What did the parties contend?
UBS contended that the Note Trustee did not have the power or authority to pay the expenses for a number of reasons, including that:
- the expenses were not properly incurred pursuant to the definition in the relevant transaction documents
- there was a lack of transparency as to how the expenses had been incurred
- the advice could not be relied upon by the Note Trustee as it was shared with the Note Trustee on a ‘non-reliance’ basis
- the Class A and Class B Noteholders did not have power to pass the resolution and so the resolution was not validly passed and was therefore invalid and of no effect
The Note Trustee contended that:
- it had incurred the expenses by agreeing to pay them pursuant to the fee letters
- it had formed the view that it was appropriate to incur the AHG expenses
- the services provided by AHG’s advisors were beneficial to the Note Trustee
- the Note Trust Deed was drafted to give the Note Trustee broad powers to incur expenses
What did the judge decide?
The key question for the judge was whether or not paying the AHG expenses was within the Note Trustee’s powers. This led to a question of construction of the trust documentation and whether or not the Note Trustee acted properly.
The Note Trustee changed its position during the course of the trial and acknowledged that it no longer maintained that it was entitled to incur and claim reimbursement of the AHG expenses without determining on a case-by-base basis whether such expenses properly fell within the relevant provisions of the transaction document. The judge was pleased that the Note Trustee had taken this decision and commented that agreeing en bloc to the costs and expenses of an ad hoc group of Noteholders past and future meant that the Trustee could not maintain its independence and properly determine whether or not the expenses were properly incurred. The Note Trustee should exercise a degree of careful scrutiny to ensure that the expenses were properly incurred.
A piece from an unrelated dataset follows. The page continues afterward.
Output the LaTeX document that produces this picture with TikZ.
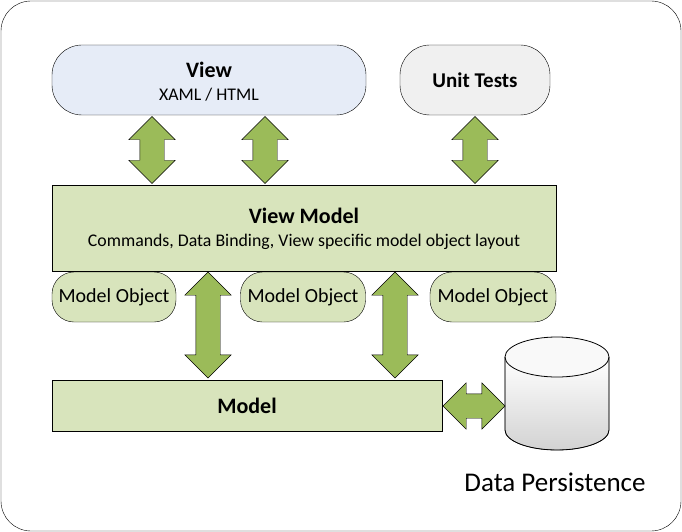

The Note Trustee submitted a draft order setting out certain order which it suggested that the court made and which the judge welcomed. The judge hoped that this order could be used by the parties involved to move forward without further recourse to the court.
To what extent is the judgment helpful?
The judgment confirms that while a trustee can of course adopt expenses incurred by third parties, such as noteholders, when it does so, it must ensure that such expenses have been properly incurred and that it would be appropriate for the Trustee to make such payments, in line with the pre-enforcement payment waterfall. A trustee must also ensure that it maintains its independence in forming opinions and must not surrender this discretion.